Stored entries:
◆ ◆ ◆ ◆ ◆ ◆ ◆
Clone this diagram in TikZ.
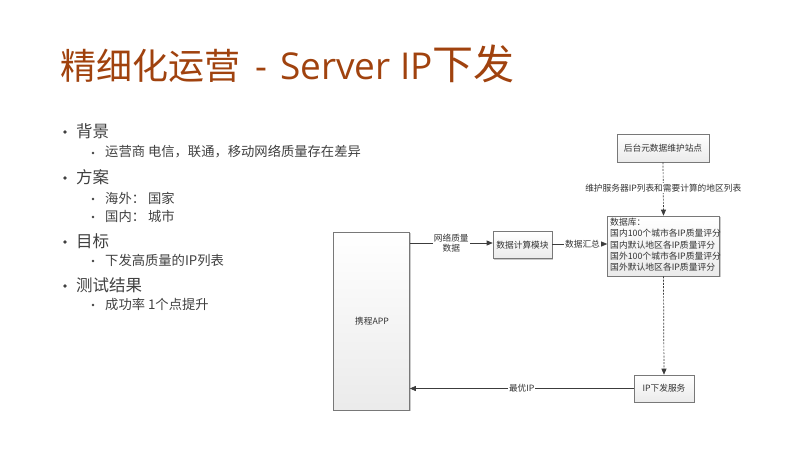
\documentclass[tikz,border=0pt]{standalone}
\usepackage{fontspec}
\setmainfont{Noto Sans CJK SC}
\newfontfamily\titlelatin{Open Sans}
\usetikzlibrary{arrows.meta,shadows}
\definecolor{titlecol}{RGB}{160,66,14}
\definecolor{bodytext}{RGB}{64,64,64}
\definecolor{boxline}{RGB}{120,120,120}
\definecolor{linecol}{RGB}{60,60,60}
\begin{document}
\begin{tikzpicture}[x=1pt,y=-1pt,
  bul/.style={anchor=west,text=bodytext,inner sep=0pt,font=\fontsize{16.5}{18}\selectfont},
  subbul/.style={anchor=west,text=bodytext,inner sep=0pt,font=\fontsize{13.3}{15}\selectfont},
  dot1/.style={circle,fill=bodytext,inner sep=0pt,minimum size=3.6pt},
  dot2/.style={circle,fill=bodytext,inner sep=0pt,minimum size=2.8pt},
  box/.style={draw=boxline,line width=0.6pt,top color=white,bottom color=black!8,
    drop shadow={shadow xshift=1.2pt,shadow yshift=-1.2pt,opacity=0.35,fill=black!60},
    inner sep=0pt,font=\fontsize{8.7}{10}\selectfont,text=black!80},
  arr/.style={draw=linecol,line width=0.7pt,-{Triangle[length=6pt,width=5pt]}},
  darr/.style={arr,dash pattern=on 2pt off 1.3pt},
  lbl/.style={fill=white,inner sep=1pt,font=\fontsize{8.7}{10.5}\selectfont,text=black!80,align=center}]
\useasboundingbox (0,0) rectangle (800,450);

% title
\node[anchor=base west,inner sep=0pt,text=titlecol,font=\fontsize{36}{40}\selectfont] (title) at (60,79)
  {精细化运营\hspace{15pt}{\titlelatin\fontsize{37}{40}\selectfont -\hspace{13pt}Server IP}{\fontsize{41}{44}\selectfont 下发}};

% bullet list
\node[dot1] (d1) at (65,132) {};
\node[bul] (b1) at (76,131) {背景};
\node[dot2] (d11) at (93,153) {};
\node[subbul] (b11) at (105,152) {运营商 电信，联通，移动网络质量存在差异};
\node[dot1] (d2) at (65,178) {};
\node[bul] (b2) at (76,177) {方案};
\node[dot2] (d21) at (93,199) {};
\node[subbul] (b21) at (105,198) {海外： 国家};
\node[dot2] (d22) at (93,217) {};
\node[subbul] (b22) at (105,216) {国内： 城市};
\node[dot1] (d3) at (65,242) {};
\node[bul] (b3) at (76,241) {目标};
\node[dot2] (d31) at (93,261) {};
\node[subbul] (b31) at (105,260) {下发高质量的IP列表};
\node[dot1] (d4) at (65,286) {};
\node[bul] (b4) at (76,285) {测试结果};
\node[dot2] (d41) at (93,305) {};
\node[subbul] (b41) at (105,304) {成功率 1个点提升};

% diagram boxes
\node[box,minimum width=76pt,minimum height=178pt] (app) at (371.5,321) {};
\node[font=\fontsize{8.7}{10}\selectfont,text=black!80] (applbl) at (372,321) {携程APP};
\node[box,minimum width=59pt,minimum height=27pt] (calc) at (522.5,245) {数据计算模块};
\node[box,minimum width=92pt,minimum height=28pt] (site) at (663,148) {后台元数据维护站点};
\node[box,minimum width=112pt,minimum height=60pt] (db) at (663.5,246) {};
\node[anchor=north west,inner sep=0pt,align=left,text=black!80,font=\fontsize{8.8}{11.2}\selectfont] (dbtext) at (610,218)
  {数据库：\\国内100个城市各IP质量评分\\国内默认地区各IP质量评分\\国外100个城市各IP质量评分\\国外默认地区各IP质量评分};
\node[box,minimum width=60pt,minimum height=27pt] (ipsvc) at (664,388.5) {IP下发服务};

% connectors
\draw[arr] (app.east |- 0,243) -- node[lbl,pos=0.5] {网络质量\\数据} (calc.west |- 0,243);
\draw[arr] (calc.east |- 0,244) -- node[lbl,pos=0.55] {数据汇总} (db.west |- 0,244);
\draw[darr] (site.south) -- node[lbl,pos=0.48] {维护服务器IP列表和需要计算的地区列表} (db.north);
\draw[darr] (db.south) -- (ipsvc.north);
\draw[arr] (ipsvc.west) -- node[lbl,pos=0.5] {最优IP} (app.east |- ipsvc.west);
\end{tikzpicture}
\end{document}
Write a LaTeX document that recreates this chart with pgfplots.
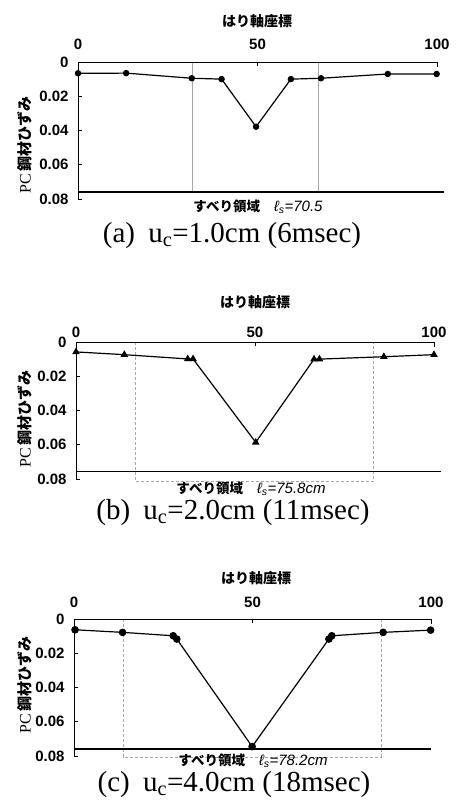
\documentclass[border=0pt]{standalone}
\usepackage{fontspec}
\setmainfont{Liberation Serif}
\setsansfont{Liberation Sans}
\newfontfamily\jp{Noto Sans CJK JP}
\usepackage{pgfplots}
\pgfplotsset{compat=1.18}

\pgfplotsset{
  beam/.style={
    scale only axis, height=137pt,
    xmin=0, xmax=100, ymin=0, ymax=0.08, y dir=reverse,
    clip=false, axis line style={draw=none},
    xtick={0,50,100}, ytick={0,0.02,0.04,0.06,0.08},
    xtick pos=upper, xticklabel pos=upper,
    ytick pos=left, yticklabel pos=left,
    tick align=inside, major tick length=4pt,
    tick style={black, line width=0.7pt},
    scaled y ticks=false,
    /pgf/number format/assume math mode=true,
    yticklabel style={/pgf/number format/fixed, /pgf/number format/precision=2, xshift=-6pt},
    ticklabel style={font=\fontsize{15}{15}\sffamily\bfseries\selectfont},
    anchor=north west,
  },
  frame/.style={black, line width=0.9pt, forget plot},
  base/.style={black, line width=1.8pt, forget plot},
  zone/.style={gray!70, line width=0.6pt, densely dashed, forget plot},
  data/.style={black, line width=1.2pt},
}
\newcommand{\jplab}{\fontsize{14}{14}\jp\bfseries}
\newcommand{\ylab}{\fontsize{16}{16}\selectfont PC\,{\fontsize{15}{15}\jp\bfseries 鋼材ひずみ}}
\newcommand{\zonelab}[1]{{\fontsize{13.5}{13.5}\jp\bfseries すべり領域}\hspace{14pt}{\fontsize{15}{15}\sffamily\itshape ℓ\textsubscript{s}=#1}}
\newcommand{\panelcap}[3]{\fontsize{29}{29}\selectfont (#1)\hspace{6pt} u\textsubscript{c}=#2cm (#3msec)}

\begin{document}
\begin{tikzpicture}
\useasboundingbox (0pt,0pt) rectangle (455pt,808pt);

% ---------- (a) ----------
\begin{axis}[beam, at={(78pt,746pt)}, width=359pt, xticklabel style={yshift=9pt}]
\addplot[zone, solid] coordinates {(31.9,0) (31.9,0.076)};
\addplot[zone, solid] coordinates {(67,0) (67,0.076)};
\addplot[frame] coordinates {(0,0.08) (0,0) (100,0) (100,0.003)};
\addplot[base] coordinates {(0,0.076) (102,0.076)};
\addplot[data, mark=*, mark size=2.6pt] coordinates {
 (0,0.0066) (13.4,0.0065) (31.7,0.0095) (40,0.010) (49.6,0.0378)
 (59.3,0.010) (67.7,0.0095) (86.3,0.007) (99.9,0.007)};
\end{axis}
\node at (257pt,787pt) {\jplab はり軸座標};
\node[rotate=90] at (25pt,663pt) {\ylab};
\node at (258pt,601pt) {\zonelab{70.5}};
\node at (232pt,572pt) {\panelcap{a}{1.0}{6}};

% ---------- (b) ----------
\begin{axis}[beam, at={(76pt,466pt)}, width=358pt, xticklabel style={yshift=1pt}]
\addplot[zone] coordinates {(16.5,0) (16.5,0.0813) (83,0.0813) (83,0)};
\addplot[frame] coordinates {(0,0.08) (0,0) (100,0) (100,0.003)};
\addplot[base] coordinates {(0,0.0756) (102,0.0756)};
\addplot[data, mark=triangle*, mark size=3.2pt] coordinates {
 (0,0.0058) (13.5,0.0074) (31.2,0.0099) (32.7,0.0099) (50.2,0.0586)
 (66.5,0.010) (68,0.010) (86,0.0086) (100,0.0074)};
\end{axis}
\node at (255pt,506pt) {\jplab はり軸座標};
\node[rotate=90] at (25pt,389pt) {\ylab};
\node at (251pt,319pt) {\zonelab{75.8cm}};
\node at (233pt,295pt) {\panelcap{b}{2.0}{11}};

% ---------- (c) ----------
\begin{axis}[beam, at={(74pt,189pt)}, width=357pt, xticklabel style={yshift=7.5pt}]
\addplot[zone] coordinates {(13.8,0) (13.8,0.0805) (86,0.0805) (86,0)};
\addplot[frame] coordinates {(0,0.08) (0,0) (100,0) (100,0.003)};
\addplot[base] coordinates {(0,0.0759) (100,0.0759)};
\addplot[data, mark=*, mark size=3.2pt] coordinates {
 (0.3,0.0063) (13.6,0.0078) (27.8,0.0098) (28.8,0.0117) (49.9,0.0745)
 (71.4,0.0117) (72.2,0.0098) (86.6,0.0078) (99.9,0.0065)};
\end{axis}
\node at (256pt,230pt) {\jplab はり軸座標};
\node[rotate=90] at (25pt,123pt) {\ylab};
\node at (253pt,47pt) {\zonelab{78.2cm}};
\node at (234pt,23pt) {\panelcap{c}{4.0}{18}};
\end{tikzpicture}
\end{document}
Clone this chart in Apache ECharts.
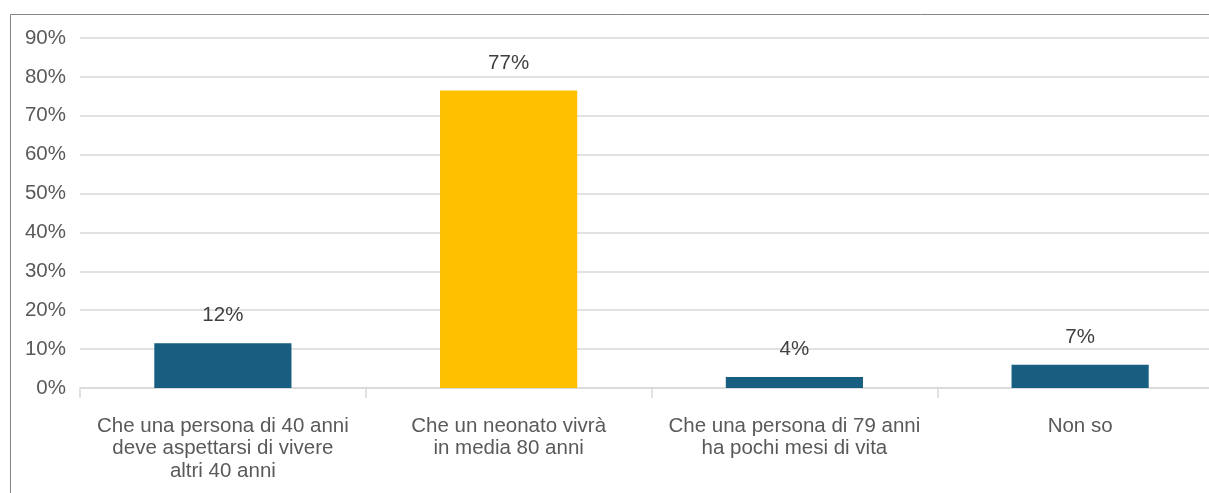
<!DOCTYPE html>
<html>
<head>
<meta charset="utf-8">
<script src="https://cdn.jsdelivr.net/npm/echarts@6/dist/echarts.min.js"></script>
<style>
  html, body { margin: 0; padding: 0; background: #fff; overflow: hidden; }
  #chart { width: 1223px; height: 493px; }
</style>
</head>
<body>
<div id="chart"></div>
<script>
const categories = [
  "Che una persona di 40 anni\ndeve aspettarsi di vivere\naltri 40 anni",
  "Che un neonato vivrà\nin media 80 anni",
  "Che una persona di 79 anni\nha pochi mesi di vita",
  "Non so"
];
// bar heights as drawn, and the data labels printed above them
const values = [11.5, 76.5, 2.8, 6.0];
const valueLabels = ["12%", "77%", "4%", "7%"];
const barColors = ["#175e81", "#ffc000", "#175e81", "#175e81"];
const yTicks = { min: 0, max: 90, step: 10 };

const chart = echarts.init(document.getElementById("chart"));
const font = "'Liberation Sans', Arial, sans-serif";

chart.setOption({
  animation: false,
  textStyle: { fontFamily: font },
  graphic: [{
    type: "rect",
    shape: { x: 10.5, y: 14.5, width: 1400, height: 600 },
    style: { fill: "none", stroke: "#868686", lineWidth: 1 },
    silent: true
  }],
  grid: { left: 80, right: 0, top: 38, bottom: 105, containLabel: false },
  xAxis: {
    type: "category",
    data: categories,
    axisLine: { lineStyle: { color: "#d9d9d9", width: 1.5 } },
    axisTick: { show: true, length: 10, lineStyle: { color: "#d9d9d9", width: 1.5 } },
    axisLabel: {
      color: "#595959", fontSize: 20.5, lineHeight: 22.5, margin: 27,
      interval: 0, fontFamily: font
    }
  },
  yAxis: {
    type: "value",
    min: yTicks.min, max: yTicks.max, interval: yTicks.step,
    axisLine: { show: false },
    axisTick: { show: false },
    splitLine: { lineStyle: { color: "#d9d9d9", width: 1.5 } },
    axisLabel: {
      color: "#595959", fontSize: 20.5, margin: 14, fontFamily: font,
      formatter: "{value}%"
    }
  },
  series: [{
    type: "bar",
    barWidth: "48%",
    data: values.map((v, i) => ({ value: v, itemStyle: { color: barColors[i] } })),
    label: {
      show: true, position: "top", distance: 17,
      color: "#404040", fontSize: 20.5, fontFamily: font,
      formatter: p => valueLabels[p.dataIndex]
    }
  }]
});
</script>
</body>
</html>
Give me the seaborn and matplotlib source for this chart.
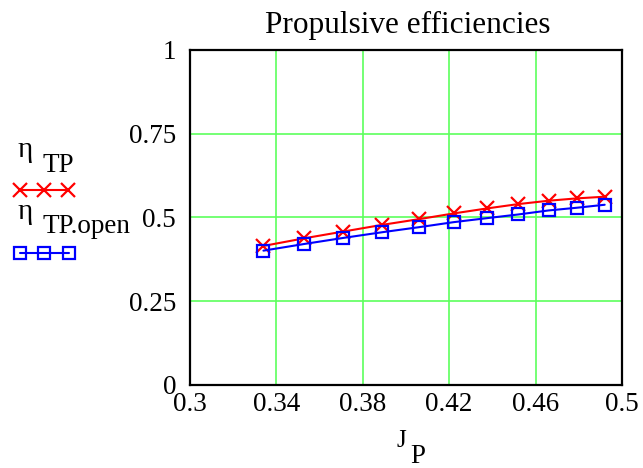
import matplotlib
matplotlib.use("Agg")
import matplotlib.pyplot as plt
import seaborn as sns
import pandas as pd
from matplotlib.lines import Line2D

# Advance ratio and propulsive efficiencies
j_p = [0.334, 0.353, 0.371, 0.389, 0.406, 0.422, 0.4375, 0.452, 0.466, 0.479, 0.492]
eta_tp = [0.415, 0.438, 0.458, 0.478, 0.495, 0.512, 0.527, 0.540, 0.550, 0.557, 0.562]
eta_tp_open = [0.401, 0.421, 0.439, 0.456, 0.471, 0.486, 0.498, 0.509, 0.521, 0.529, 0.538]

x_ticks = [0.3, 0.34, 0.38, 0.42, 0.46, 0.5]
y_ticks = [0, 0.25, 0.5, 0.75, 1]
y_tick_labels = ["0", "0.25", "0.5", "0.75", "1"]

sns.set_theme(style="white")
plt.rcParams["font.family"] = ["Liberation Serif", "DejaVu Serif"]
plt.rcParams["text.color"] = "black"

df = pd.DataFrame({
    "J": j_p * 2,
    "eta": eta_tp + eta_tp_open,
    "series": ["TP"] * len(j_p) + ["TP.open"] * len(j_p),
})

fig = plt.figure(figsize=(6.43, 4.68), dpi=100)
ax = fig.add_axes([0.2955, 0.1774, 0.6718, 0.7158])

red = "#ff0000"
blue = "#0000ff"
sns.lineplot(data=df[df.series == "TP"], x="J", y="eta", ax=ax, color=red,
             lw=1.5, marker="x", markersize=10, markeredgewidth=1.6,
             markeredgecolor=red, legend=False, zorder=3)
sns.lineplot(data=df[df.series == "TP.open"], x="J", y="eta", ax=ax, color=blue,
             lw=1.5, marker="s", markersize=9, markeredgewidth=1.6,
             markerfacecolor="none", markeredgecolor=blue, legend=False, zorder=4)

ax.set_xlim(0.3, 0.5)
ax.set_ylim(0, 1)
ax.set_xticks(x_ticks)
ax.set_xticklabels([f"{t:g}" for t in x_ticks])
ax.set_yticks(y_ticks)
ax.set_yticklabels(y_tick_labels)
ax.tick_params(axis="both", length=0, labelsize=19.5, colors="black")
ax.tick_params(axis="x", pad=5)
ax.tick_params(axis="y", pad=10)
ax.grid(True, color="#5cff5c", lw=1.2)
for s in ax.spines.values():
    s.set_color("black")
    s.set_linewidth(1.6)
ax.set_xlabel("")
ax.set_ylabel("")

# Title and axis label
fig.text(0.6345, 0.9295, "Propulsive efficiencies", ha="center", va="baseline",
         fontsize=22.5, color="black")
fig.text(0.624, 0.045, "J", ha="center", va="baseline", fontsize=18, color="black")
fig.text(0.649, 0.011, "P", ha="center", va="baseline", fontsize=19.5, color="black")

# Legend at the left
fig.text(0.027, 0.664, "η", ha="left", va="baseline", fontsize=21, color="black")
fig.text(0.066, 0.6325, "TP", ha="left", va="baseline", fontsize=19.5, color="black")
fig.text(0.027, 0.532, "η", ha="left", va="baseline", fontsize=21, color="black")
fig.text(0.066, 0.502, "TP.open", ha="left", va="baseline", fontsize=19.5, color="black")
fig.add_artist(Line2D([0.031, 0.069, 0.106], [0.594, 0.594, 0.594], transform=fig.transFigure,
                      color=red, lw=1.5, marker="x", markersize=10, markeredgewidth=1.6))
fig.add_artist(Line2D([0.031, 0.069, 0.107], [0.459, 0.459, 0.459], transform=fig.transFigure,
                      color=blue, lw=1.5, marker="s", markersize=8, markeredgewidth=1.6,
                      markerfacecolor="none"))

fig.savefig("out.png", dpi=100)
◆ ◆ ◆ ◆ ◆ ◆ ◆
### YOUR OBJECTIVE
Copy out only the lines from the one containing "Write a LaTeX" through the one containing "(0pt,0pt) rectangle (455pt,808pt);", exactly, with both ends. Any picture is left out.

### CORRECT OUTPUT
Write a LaTeX document that recreates this chart with pgfplots.
\documentclass[border=0pt]{standalone}
\usepackage{fontspec}
\setmainfont{Liberation Serif}
\setsansfont{Liberation Sans}
\newfontfamily\jp{Noto Sans CJK JP}
\usepackage{pgfplots}
\pgfplotsset{compat=1.18}

\pgfplotsset{
  beam/.style={
    scale only axis, height=137pt,
    xmin=0, xmax=100, ymin=0, ymax=0.08, y dir=reverse,
    clip=false, axis line style={draw=none},
    xtick={0,50,100}, ytick={0,0.02,0.04,0.06,0.08},
    xtick pos=upper, xticklabel pos=upper,
    ytick pos=left, yticklabel pos=left,
    tick align=inside, major tick length=4pt,
    tick style={black, line width=0.7pt},
    scaled y ticks=false,
    /pgf/number format/assume math mode=true,
    yticklabel style={/pgf/number format/fixed, /pgf/number format/precision=2, xshift=-6pt},
    ticklabel style={font=\fontsize{15}{15}\sffamily\bfseries\selectfont},
    anchor=north west,
  },
  frame/.style={black, line width=0.9pt, forget plot},
  base/.style={black, line width=1.8pt, forget plot},
  zone/.style={gray!70, line width=0.6pt, densely dashed, forget plot},
  data/.style={black, line width=1.2pt},
}
\newcommand{\jplab}{\fontsize{14}{14}\jp\bfseries}
\newcommand{\ylab}{\fontsize{16}{16}\selectfont PC\,{\fontsize{15}{15}\jp\bfseries 鋼材ひずみ}}
\newcommand{\zonelab}[1]{{\fontsize{13.5}{13.5}\jp\bfseries すべり領域}\hspace{14pt}{\fontsize{15}{15}\sffamily\itshape ℓ\textsubscript{s}=#1}}
\newcommand{\panelcap}[3]{\fontsize{29}{29}\selectfont (#1)\hspace{6pt} u\textsubscript{c}=#2cm (#3msec)}

\begin{document}
\begin{tikzpicture}
\useasboundingbox (0pt,0pt) rectangle (455pt,808pt);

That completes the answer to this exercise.